[Records from a collection]
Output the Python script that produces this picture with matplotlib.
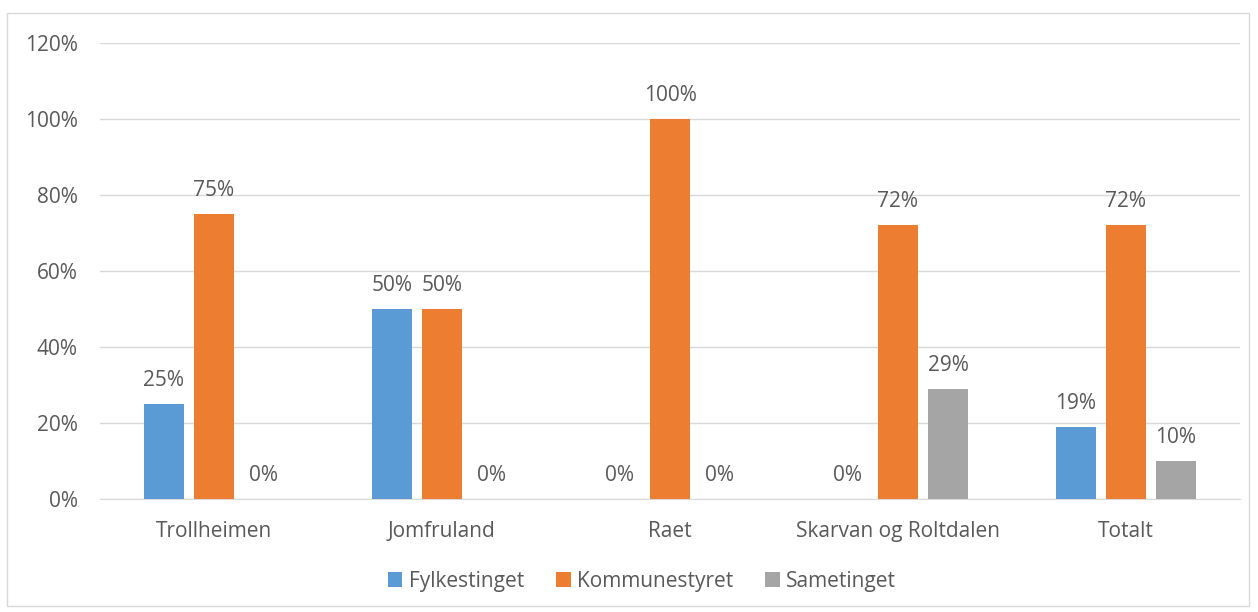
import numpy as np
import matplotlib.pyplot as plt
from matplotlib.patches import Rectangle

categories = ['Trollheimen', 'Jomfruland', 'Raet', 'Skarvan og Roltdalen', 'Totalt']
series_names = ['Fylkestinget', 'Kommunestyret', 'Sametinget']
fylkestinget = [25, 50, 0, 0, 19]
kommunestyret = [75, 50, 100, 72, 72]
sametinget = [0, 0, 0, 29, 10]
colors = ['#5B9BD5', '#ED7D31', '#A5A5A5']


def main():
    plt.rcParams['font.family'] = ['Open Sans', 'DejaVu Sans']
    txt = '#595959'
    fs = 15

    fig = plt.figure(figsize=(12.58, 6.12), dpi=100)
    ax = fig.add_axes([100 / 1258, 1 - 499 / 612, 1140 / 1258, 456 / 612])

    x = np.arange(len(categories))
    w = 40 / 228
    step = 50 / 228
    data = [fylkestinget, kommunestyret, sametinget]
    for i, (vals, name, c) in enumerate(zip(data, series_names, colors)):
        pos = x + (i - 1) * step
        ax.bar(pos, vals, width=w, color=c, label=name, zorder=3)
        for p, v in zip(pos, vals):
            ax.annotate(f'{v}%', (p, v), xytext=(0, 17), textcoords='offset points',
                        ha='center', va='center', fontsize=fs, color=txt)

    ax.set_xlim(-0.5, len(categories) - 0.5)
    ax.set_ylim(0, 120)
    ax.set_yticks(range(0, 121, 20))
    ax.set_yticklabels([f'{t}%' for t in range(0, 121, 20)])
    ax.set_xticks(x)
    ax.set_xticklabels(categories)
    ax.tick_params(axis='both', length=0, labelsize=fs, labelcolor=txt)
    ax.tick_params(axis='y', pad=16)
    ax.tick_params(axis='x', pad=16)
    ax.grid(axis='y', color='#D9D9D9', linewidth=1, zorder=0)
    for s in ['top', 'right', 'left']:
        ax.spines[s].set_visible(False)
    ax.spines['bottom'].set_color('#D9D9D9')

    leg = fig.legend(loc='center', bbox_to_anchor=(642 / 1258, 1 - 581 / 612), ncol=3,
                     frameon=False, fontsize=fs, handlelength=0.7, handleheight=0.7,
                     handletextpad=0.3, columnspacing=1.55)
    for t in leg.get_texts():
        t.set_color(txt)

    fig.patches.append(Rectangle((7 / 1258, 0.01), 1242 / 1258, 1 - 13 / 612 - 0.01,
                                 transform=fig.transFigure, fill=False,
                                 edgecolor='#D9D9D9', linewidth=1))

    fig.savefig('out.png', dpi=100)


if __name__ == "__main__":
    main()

==

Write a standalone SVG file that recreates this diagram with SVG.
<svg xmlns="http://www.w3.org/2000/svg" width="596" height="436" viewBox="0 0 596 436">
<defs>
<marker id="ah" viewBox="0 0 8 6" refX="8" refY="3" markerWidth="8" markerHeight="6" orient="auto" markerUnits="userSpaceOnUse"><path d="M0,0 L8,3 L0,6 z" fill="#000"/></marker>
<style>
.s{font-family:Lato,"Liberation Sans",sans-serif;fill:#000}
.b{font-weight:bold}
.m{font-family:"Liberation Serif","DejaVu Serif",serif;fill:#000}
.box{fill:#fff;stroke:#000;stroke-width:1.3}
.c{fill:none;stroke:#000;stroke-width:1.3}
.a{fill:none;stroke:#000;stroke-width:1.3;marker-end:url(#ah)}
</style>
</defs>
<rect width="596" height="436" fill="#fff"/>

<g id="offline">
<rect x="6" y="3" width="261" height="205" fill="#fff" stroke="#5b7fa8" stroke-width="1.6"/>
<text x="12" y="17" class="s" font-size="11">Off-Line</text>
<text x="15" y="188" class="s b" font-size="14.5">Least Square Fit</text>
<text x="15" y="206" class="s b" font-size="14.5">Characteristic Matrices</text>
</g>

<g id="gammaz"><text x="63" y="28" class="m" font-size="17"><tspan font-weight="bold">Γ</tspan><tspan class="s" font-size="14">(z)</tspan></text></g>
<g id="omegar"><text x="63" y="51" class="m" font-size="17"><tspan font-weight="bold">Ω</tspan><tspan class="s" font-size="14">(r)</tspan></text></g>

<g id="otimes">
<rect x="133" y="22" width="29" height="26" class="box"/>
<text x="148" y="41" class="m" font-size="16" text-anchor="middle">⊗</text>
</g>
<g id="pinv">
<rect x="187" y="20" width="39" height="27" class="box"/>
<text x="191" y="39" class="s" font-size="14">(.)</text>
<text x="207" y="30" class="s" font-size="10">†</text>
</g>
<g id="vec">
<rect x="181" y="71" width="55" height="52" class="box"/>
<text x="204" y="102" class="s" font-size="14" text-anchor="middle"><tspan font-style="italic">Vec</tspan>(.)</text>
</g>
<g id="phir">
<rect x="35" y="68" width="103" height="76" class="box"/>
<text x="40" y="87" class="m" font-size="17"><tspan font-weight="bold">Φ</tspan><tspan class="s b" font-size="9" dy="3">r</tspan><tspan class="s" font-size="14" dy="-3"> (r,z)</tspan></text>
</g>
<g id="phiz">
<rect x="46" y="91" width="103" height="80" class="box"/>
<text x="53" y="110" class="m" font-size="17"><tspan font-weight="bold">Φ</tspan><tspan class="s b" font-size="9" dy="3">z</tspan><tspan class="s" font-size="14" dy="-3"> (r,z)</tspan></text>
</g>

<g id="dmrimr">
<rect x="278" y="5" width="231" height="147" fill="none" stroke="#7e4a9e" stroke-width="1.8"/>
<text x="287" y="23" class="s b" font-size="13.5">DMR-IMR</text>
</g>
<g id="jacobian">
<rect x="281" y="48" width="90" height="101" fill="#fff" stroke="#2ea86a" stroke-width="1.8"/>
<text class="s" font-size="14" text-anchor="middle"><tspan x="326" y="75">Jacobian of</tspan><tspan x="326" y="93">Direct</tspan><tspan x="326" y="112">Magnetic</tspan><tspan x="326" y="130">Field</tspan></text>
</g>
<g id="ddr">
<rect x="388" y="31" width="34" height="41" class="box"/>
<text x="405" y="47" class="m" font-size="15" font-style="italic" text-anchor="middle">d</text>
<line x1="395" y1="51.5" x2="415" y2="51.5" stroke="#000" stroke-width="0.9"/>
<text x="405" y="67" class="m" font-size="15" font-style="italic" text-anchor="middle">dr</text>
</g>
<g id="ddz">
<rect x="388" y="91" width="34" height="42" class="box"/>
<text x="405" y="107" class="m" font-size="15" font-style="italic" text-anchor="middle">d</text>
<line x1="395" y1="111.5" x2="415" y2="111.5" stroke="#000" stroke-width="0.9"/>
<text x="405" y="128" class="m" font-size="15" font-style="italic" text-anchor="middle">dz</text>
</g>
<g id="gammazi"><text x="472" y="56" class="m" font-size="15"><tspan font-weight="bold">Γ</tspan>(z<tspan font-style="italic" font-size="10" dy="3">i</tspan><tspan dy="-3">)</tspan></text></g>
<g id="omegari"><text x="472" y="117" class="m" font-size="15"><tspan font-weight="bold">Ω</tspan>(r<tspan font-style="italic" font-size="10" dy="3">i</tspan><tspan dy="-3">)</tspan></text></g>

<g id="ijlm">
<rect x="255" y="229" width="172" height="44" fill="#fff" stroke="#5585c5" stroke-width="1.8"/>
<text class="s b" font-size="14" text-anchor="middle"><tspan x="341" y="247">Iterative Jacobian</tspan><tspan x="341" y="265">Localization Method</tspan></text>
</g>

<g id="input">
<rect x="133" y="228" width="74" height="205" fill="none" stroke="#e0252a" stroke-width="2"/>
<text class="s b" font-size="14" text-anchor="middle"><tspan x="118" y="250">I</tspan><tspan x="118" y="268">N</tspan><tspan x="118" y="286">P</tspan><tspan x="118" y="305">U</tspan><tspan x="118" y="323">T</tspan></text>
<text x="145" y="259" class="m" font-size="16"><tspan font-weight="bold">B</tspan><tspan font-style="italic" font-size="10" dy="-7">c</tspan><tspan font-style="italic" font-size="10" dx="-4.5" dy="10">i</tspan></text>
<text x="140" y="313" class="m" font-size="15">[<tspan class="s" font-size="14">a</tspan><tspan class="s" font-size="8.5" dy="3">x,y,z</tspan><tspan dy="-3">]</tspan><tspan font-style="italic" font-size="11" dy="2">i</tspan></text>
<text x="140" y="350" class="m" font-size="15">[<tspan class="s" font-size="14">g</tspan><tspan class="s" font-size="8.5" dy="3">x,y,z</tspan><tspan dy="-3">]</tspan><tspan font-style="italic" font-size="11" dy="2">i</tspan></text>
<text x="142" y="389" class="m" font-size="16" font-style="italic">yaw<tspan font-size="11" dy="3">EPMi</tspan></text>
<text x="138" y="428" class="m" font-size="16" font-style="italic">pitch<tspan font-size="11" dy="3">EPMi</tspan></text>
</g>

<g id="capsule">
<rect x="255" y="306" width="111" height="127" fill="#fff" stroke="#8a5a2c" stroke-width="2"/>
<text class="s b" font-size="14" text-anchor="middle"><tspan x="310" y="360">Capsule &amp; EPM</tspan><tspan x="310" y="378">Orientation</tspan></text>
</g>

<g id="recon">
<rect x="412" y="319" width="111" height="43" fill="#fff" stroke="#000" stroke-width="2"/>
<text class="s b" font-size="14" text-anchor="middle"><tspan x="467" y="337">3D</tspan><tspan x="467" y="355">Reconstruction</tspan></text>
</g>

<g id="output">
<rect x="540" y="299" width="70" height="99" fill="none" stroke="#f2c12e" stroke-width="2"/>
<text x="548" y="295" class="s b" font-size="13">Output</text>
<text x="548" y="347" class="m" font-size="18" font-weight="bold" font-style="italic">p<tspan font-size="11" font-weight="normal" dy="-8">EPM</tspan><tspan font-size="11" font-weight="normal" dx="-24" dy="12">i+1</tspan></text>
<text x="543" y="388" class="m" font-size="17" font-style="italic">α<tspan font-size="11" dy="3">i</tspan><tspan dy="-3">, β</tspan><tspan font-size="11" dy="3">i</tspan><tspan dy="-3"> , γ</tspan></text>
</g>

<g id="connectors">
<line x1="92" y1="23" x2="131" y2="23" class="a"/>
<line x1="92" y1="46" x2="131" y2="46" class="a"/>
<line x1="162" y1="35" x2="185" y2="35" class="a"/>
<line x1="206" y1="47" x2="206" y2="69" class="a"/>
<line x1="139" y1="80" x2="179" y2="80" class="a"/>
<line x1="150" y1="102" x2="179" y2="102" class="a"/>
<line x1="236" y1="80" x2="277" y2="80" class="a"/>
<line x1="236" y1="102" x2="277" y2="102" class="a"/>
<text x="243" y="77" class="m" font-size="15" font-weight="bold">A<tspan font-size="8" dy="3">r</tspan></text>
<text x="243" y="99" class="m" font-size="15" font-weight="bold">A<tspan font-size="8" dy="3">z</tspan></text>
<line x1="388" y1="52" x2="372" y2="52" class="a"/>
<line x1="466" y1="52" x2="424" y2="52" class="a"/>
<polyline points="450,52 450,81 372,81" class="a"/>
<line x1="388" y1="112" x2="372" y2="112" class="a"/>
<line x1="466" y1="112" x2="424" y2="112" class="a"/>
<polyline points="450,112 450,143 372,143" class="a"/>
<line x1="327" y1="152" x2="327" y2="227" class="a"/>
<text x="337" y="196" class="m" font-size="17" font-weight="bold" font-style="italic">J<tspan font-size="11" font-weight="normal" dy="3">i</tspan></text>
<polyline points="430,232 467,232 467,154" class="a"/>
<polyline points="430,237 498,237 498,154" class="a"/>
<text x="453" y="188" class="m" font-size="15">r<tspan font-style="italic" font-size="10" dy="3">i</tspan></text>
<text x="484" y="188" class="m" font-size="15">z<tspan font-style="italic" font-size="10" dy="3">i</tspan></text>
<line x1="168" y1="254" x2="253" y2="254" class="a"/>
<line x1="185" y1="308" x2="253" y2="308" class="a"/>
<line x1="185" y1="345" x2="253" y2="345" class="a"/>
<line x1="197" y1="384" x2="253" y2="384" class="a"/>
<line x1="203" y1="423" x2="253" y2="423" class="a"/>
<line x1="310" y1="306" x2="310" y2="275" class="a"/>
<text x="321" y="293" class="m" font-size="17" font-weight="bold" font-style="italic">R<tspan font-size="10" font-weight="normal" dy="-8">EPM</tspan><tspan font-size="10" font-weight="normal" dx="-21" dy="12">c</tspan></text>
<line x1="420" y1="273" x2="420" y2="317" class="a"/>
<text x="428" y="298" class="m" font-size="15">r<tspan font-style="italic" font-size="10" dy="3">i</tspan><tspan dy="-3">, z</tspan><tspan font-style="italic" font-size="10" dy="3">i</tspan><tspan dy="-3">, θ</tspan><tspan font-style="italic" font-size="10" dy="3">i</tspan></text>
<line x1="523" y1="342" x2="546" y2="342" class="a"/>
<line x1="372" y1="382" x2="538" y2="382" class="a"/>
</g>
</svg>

__Task__:
Reproduce, starting at the line containing "Output the Python" and stopping after the line containing "ax.spines['bottom'].set_color('#D9D9D9')", each of those lines exactly and no others; leave pictures out.

__Reply__:
Output the Python script that produces this picture with matplotlib.
import numpy as np
import matplotlib.pyplot as plt
from matplotlib.patches import Rectangle

categories = ['Trollheimen', 'Jomfruland', 'Raet', 'Skarvan og Roltdalen', 'Totalt']
series_names = ['Fylkestinget', 'Kommunestyret', 'Sametinget']
fylkestinget = [25, 50, 0, 0, 19]
kommunestyret = [75, 50, 100, 72, 72]
sametinget = [0, 0, 0, 29, 10]
colors = ['#5B9BD5', '#ED7D31', '#A5A5A5']


def main():
    plt.rcParams['font.family'] = ['Open Sans', 'DejaVu Sans']
    txt = '#595959'
    fs = 15

    fig = plt.figure(figsize=(12.58, 6.12), dpi=100)
    ax = fig.add_axes([100 / 1258, 1 - 499 / 612, 1140 / 1258, 456 / 612])

    x = np.arange(len(categories))
    w = 40 / 228
    step = 50 / 228
    data = [fylkestinget, kommunestyret, sametinget]
    for i, (vals, name, c) in enumerate(zip(data, series_names, colors)):
        pos = x + (i - 1) * step
        ax.bar(pos, vals, width=w, color=c, label=name, zorder=3)
        for p, v in zip(pos, vals):
            ax.annotate(f'{v}%', (p, v), xytext=(0, 17), textcoords='offset points',
                        ha='center', va='center', fontsize=fs, color=txt)

    ax.set_xlim(-0.5, len(categories) - 0.5)
    ax.set_ylim(0, 120)
    ax.set_yticks(range(0, 121, 20))
    ax.set_yticklabels([f'{t}%' for t in range(0, 121, 20)])
    ax.set_xticks(x)
    ax.set_xticklabels(categories)
    ax.tick_params(axis='both', length=0, labelsize=fs, labelcolor=txt)
    ax.tick_params(axis='y', pad=16)
    ax.tick_params(axis='x', pad=16)
    ax.grid(axis='y', color='#D9D9D9', linewidth=1, zorder=0)
    for s in ['top', 'right', 'left']:
        ax.spines[s].set_visible(False)
    ax.spines['bottom'].set_color('#D9D9D9')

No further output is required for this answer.